Information shown
• • • •
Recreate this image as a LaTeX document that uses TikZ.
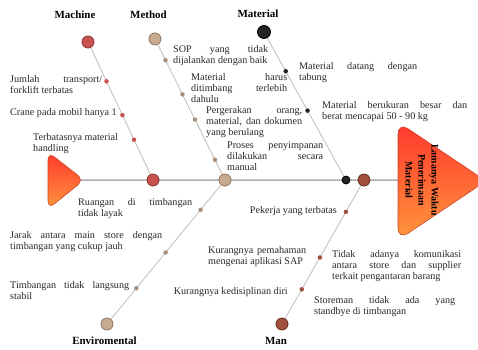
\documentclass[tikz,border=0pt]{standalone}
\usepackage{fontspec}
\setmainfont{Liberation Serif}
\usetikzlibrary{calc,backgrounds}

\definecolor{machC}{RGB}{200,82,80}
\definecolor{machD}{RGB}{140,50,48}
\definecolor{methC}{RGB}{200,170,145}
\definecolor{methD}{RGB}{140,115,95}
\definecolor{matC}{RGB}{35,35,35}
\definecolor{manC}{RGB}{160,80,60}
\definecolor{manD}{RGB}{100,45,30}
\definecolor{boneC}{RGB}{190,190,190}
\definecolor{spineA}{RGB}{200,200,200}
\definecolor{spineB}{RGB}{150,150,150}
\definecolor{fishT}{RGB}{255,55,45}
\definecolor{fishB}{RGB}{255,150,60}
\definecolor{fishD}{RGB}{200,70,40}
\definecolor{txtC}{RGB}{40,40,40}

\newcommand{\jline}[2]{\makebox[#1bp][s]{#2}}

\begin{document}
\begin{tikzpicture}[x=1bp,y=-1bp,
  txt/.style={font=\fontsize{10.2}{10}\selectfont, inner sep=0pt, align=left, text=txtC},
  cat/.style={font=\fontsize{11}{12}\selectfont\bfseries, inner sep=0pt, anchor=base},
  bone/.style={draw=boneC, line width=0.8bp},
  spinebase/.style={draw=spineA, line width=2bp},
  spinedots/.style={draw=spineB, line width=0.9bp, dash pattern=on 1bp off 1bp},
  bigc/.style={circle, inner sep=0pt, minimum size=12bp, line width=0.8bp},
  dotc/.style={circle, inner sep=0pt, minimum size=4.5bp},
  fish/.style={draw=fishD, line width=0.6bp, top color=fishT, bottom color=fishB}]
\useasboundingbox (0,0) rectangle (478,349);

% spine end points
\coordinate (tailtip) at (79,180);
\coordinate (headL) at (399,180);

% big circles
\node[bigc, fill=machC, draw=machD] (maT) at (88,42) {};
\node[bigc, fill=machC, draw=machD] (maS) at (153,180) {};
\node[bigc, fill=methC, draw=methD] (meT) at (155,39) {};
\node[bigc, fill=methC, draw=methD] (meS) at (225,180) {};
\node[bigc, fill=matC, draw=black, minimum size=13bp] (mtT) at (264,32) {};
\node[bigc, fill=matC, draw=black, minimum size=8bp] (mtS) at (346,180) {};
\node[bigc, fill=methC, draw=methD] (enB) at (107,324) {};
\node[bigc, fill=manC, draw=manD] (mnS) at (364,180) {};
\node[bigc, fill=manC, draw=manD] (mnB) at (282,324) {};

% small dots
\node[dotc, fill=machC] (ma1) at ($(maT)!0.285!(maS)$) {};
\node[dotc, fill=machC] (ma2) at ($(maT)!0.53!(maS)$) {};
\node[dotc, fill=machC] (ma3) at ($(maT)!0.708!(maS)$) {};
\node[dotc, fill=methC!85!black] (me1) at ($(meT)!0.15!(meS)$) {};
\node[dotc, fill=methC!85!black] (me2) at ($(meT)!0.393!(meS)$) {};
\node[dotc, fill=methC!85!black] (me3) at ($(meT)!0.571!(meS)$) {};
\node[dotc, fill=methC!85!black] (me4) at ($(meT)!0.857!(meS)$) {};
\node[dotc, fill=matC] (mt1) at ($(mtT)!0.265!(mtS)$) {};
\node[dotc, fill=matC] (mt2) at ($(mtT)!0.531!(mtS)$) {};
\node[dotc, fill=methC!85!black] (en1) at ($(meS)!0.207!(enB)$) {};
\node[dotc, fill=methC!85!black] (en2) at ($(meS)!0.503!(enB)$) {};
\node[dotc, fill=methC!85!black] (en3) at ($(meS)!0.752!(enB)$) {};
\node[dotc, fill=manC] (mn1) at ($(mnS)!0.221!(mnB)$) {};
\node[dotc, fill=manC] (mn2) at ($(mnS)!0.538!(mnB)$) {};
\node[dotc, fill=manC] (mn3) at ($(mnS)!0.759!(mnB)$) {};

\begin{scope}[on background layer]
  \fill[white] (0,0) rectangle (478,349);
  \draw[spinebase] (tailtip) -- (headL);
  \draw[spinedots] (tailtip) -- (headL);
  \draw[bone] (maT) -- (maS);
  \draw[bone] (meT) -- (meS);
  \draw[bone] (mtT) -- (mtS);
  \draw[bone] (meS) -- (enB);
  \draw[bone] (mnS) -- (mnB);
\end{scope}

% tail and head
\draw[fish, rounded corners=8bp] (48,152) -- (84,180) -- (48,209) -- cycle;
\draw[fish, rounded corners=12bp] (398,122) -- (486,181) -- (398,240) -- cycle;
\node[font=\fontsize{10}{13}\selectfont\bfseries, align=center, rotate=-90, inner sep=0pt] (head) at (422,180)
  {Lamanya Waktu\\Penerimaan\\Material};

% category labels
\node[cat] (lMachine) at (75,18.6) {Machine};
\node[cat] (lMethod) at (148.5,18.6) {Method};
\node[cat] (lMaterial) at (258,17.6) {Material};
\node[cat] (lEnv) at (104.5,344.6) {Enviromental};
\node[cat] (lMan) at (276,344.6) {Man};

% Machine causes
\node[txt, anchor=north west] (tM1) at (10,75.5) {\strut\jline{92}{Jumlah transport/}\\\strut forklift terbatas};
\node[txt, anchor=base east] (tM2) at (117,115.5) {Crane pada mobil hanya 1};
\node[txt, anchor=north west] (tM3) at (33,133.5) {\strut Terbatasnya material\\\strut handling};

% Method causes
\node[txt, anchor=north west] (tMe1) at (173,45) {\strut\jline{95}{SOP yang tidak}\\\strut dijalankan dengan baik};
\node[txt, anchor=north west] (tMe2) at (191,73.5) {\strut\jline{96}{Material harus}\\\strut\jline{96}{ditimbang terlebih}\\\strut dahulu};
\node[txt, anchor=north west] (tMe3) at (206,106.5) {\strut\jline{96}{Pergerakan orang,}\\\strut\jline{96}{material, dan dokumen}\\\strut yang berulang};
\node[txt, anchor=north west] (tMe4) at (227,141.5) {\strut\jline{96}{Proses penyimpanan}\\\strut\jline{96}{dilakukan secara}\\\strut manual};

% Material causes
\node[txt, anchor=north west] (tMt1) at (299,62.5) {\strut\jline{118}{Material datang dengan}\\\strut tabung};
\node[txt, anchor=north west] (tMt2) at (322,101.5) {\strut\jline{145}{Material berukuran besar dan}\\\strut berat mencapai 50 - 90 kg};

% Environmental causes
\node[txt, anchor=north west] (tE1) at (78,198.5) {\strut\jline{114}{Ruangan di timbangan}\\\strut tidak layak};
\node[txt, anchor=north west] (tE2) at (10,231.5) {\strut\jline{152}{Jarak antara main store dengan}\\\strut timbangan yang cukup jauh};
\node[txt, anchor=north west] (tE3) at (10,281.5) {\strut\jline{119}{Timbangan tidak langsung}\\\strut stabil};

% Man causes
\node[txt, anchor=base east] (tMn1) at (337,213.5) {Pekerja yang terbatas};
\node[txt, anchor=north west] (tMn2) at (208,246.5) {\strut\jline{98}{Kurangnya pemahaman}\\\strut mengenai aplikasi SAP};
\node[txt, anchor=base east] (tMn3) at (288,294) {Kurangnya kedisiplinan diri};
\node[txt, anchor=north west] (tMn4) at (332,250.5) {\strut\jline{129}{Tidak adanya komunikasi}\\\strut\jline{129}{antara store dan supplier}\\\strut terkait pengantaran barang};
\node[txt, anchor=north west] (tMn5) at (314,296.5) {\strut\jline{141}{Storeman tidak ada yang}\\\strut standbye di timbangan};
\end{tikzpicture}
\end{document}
• • • •
Goal
All of the material above is to be copied exactly, except for its images.

Full answer
Recreate this image as a LaTeX document that uses TikZ.
\documentclass[tikz,border=0pt]{standalone}
\usepackage{fontspec}
\setmainfont{Liberation Serif}
\usetikzlibrary{calc,backgrounds}

\definecolor{machC}{RGB}{200,82,80}
\definecolor{machD}{RGB}{140,50,48}
\definecolor{methC}{RGB}{200,170,145}
\definecolor{methD}{RGB}{140,115,95}
\definecolor{matC}{RGB}{35,35,35}
\definecolor{manC}{RGB}{160,80,60}
\definecolor{manD}{RGB}{100,45,30}
\definecolor{boneC}{RGB}{190,190,190}
\definecolor{spineA}{RGB}{200,200,200}
\definecolor{spineB}{RGB}{150,150,150}
\definecolor{fishT}{RGB}{255,55,45}
\definecolor{fishB}{RGB}{255,150,60}
\definecolor{fishD}{RGB}{200,70,40}
\definecolor{txtC}{RGB}{40,40,40}

\newcommand{\jline}[2]{\makebox[#1bp][s]{#2}}

\begin{document}
\begin{tikzpicture}[x=1bp,y=-1bp,
  txt/.style={font=\fontsize{10.2}{10}\selectfont, inner sep=0pt, align=left, text=txtC},
  cat/.style={font=\fontsize{11}{12}\selectfont\bfseries, inner sep=0pt, anchor=base},
  bone/.style={draw=boneC, line width=0.8bp},
  spinebase/.style={draw=spineA, line width=2bp},
  spinedots/.style={draw=spineB, line width=0.9bp, dash pattern=on 1bp off 1bp},
  bigc/.style={circle, inner sep=0pt, minimum size=12bp, line width=0.8bp},
  dotc/.style={circle, inner sep=0pt, minimum size=4.5bp},
  fish/.style={draw=fishD, line width=0.6bp, top color=fishT, bottom color=fishB}]
\useasboundingbox (0,0) rectangle (478,349);

% spine end points
\coordinate (tailtip) at (79,180);
\coordinate (headL) at (399,180);

% big circles
\node[bigc, fill=machC, draw=machD] (maT) at (88,42) {};
\node[bigc, fill=machC, draw=machD] (maS) at (153,180) {};
\node[bigc, fill=methC, draw=methD] (meT) at (155,39) {};
\node[bigc, fill=methC, draw=methD] (meS) at (225,180) {};
\node[bigc, fill=matC, draw=black, minimum size=13bp] (mtT) at (264,32) {};
\node[bigc, fill=matC, draw=black, minimum size=8bp] (mtS) at (346,180) {};
\node[bigc, fill=methC, draw=methD] (enB) at (107,324) {};
\node[bigc, fill=manC, draw=manD] (mnS) at (364,180) {};
\node[bigc, fill=manC, draw=manD] (mnB) at (282,324) {};

% small dots
\node[dotc, fill=machC] (ma1) at ($(maT)!0.285!(maS)$) {};
\node[dotc, fill=machC] (ma2) at ($(maT)!0.53!(maS)$) {};
\node[dotc, fill=machC] (ma3) at ($(maT)!0.708!(maS)$) {};
\node[dotc, fill=methC!85!black] (me1) at ($(meT)!0.15!(meS)$) {};
\node[dotc, fill=methC!85!black] (me2) at ($(meT)!0.393!(meS)$) {};
\node[dotc, fill=methC!85!black] (me3) at ($(meT)!0.571!(meS)$) {};
\node[dotc, fill=methC!85!black] (me4) at ($(meT)!0.857!(meS)$) {};
\node[dotc, fill=matC] (mt1) at ($(mtT)!0.265!(mtS)$) {};
\node[dotc, fill=matC] (mt2) at ($(mtT)!0.531!(mtS)$) {};
\node[dotc, fill=methC!85!black] (en1) at ($(meS)!0.207!(enB)$) {};
\node[dotc, fill=methC!85!black] (en2) at ($(meS)!0.503!(enB)$) {};
\node[dotc, fill=methC!85!black] (en3) at ($(meS)!0.752!(enB)$) {};
\node[dotc, fill=manC] (mn1) at ($(mnS)!0.221!(mnB)$) {};
\node[dotc, fill=manC] (mn2) at ($(mnS)!0.538!(mnB)$) {};
\node[dotc, fill=manC] (mn3) at ($(mnS)!0.759!(mnB)$) {};

\begin{scope}[on background layer]
  \fill[white] (0,0) rectangle (478,349);
  \draw[spinebase] (tailtip) -- (headL);
  \draw[spinedots] (tailtip) -- (headL);
  \draw[bone] (maT) -- (maS);
  \draw[bone] (meT) -- (meS);
  \draw[bone] (mtT) -- (mtS);
  \draw[bone] (meS) -- (enB);
  \draw[bone] (mnS) -- (mnB);
\end{scope}

% tail and head
\draw[fish, rounded corners=8bp] (48,152) -- (84,180) -- (48,209) -- cycle;
\draw[fish, rounded corners=12bp] (398,122) -- (486,181) -- (398,240) -- cycle;
\node[font=\fontsize{10}{13}\selectfont\bfseries, align=center, rotate=-90, inner sep=0pt] (head) at (422,180)
  {Lamanya Waktu\\Penerimaan\\Material};

% category labels
\node[cat] (lMachine) at (75,18.6) {Machine};
\node[cat] (lMethod) at (148.5,18.6) {Method};
\node[cat] (lMaterial) at (258,17.6) {Material};
\node[cat] (lEnv) at (104.5,344.6) {Enviromental};
\node[cat] (lMan) at (276,344.6) {Man};

% Machine causes
\node[txt, anchor=north west] (tM1) at (10,75.5) {\strut\jline{92}{Jumlah transport/}\\\strut forklift terbatas};
\node[txt, anchor=base east] (tM2) at (117,115.5) {Crane pada mobil hanya 1};
\node[txt, anchor=north west] (tM3) at (33,133.5) {\strut Terbatasnya material\\\strut handling};

% Method causes
\node[txt, anchor=north west] (tMe1) at (173,45) {\strut\jline{95}{SOP yang tidak}\\\strut dijalankan dengan baik};
\node[txt, anchor=north west] (tMe2) at (191,73.5) {\strut\jline{96}{Material harus}\\\strut\jline{96}{ditimbang terlebih}\\\strut dahulu};
\node[txt, anchor=north west] (tMe3) at (206,106.5) {\strut\jline{96}{Pergerakan orang,}\\\strut\jline{96}{material, dan dokumen}\\\strut yang berulang};
\node[txt, anchor=north west] (tMe4) at (227,141.5) {\strut\jline{96}{Proses penyimpanan}\\\strut\jline{96}{dilakukan secara}\\\strut manual};

% Material causes
\node[txt, anchor=north west] (tMt1) at (299,62.5) {\strut\jline{118}{Material datang dengan}\\\strut tabung};
\node[txt, anchor=north west] (tMt2) at (322,101.5) {\strut\jline{145}{Material berukuran besar dan}\\\strut berat mencapai 50 - 90 kg};

% Environmental causes
\node[txt, anchor=north west] (tE1) at (78,198.5) {\strut\jline{114}{Ruangan di timbangan}\\\strut tidak layak};
\node[txt, anchor=north west] (tE2) at (10,231.5) {\strut\jline{152}{Jarak antara main store dengan}\\\strut timbangan yang cukup jauh};
\node[txt, anchor=north west] (tE3) at (10,281.5) {\strut\jline{119}{Timbangan tidak langsung}\\\strut stabil};

% Man causes
\node[txt, anchor=base east] (tMn1) at (337,213.5) {Pekerja yang terbatas};
\node[txt, anchor=north west] (tMn2) at (208,246.5) {\strut\jline{98}{Kurangnya pemahaman}\\\strut mengenai aplikasi SAP};
\node[txt, anchor=base east] (tMn3) at (288,294) {Kurangnya kedisiplinan diri};
\node[txt, anchor=north west] (tMn4) at (332,250.5) {\strut\jline{129}{Tidak adanya komunikasi}\\\strut\jline{129}{antara store dan supplier}\\\strut terkait pengantaran barang};
\node[txt, anchor=north west] (tMn5) at (314,296.5) {\strut\jline{141}{Storeman tidak ada yang}\\\strut standbye di timbangan};
\end{tikzpicture}
\end{document}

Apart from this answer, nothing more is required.